Project Summary Human transcriptomes are endowed with many intriguing RNA modifications that are dynamic and reversible. Many of these modifications regulate gene expression and cell-fate decision, while emerging new functions are also likely to impact human health and disease. However, precise mapping and quantifying modifications

remains a challenge. While the Oxford Nanopore Technologies (ONT) platform of direct RNA sequencing can detect RNA modifications as basecall errors, a major weakness is the lack of quantification of these errors and the increased errors near the site of a modification. We hypothesize that using 3Dpol, the RNA-dependent RNA

polymerase (RdRp) of poliovirus, to copy each RNA provides a mechanism of “twice reading” of the RNA to improve accuracy. In this twice-reading mechanism, 3Dpol captures the flexible fold-back of the 3'-end of an RNA as the primer for replication, producing a double-stranded (ds)-hairpin helix that physically links the template

strand with the copied strand.
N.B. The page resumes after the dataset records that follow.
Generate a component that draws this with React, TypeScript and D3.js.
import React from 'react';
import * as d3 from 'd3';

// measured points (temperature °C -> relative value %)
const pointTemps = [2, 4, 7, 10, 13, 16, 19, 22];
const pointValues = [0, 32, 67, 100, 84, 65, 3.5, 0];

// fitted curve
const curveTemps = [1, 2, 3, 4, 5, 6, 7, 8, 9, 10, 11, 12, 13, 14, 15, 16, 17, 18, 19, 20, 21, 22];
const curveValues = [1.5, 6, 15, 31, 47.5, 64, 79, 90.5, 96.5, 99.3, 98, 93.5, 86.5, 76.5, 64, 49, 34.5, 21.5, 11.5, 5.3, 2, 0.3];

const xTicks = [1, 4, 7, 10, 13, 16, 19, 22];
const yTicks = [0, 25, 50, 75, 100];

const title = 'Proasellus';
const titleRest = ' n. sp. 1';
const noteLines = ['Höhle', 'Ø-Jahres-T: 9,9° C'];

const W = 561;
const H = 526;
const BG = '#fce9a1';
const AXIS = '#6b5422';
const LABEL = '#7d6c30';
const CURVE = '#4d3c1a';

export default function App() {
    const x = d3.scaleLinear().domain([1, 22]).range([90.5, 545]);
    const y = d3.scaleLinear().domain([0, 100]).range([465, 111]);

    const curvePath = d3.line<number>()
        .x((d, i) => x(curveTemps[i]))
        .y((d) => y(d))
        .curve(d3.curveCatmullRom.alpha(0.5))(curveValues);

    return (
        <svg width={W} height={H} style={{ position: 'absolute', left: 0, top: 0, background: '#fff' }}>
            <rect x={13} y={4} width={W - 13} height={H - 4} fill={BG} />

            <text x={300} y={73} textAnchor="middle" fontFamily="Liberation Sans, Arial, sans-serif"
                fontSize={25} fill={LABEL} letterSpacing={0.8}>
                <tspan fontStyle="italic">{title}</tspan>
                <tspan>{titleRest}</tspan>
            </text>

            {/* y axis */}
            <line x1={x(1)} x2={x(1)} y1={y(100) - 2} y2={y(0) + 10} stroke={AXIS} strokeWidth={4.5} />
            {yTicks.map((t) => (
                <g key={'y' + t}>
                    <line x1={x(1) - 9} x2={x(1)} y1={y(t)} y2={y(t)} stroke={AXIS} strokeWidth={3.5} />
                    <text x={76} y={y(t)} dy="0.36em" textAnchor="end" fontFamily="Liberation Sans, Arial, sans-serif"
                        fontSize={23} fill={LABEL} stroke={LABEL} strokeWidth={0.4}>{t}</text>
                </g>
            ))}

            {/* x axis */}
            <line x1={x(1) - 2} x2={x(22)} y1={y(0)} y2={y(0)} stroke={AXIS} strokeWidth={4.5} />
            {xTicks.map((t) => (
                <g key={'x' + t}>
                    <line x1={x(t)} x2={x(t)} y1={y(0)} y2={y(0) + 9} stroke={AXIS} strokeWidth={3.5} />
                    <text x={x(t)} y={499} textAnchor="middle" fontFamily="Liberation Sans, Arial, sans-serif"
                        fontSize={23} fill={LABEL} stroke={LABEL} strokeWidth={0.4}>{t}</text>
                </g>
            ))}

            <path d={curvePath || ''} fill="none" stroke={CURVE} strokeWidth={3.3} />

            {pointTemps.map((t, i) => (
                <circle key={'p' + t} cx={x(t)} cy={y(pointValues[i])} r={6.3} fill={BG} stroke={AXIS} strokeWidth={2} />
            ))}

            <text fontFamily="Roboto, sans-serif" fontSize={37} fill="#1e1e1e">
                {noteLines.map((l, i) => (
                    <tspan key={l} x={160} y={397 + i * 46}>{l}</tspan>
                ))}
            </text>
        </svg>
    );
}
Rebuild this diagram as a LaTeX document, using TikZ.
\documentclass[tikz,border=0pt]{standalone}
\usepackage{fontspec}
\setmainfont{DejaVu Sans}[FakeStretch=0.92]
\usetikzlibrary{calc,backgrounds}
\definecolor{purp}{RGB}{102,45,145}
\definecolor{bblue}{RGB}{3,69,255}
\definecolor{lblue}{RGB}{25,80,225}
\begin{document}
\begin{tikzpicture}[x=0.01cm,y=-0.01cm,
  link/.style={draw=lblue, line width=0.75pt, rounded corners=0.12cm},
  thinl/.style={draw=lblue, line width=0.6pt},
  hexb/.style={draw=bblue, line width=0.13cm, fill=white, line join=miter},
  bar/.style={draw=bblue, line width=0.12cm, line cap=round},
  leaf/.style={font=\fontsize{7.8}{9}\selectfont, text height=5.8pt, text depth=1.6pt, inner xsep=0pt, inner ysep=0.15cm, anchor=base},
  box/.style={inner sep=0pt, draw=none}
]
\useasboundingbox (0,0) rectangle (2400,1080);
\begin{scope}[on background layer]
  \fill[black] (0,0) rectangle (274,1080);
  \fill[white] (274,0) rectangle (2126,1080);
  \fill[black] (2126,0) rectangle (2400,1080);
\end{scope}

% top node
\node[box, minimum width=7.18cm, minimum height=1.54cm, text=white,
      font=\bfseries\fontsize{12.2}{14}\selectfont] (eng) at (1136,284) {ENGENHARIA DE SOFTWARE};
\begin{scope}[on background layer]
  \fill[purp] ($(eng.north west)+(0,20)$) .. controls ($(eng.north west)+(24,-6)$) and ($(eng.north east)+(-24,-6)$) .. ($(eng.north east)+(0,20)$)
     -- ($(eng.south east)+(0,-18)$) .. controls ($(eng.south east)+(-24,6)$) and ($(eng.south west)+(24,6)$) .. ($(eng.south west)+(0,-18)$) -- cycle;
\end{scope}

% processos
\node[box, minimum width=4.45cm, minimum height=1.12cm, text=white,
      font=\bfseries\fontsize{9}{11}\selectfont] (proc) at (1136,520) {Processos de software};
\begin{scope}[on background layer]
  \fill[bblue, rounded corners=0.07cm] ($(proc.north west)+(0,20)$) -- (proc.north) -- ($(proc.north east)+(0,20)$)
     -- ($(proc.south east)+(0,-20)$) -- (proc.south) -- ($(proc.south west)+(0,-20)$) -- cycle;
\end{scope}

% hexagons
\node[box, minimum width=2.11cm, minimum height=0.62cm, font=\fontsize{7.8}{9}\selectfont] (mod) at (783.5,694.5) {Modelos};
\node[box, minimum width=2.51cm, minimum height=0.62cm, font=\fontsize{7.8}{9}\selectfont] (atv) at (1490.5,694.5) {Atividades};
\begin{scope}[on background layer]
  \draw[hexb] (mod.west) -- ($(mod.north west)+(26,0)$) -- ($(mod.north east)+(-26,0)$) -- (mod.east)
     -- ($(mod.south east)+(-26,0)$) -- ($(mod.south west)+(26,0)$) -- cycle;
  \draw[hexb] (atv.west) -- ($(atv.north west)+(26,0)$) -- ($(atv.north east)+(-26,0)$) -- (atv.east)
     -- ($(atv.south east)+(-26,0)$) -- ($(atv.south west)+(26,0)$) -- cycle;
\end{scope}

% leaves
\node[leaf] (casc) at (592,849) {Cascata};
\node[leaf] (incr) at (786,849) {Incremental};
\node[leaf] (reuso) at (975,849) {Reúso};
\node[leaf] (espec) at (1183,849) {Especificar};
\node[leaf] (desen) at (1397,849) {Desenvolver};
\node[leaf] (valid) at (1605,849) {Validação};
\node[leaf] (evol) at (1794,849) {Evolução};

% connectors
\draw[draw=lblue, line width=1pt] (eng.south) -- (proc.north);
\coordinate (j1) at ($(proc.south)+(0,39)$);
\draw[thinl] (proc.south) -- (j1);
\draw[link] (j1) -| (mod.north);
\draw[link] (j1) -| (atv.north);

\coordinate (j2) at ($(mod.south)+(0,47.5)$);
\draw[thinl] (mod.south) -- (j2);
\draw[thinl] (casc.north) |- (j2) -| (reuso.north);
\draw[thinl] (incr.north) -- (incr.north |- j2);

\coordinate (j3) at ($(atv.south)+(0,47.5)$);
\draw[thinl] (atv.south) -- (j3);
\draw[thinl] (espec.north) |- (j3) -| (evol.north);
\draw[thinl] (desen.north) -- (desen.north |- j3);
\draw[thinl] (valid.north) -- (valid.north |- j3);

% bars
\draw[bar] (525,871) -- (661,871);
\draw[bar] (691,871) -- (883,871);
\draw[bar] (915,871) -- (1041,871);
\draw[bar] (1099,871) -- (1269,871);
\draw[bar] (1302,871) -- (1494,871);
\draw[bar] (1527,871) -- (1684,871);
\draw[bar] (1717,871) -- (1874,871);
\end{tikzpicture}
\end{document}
This physical link is important, allowing each RNA modification to have two reads, first through nanopore sequencing of the copied strand and then the template strand, such that the two reads are relatable. Because the read in the copied portion is produced by the high-fidelity 3Dpol, it provides the

“ground truth” for the read in the template portion. In Aim 1, we will determine how 3Dpol copies an RNA modification by defining its fidelity and signature of nucleotide incorporation. This is to determine how the two reads are related to each other. Using a synthetic RNA template, we will measure the fidelity and the signature

of 3Dpol readout for abundant modifications in human mRNAs. We will perform the same analysis for processive reverse transcriptases (RTs) to discern the differences between RNA- and cDNA-replication of an RNA. We will also generate 3Dpol variants with a different nucleotide-incorporation signature than the native enzyme, which

will provide valuable new tools for quantifying RNA modifications. In Aim 2, we will determine the elongation velocity of 3Dpol in end-to-end reading of long RNAs. This is to assess the processivity of 3Dpol upon encountering challenging sequences and diverse structures typical of cellular RNAs. We will use a long non-

coding RNA to measure position-dependent velocity across the template. We will compare the velocity of 3Dpol to processive RTs to provide new insight into the strengths and weaknesses of each enzyme. In Aim 3, we will generate synthetic RNA standards, each with a site-specific modification (ψ, m6A, or m5C) for machine learning

and algorithm development. We will also generate a control library of long RNAs, each with a modification, and determine the improved accuracy from 1-read to 2-read and even to multiple reads upon 3Dpol replication of the library. We will then determine the improved accuracy upon 3Dpol replication of a human transcriptome. The

deliverable is a nanopore kit consisting of reagents for detecting an RNA modification in twice reading of transcriptomes in a new strategy that will significantly improve read accuracy for research in all biological areas.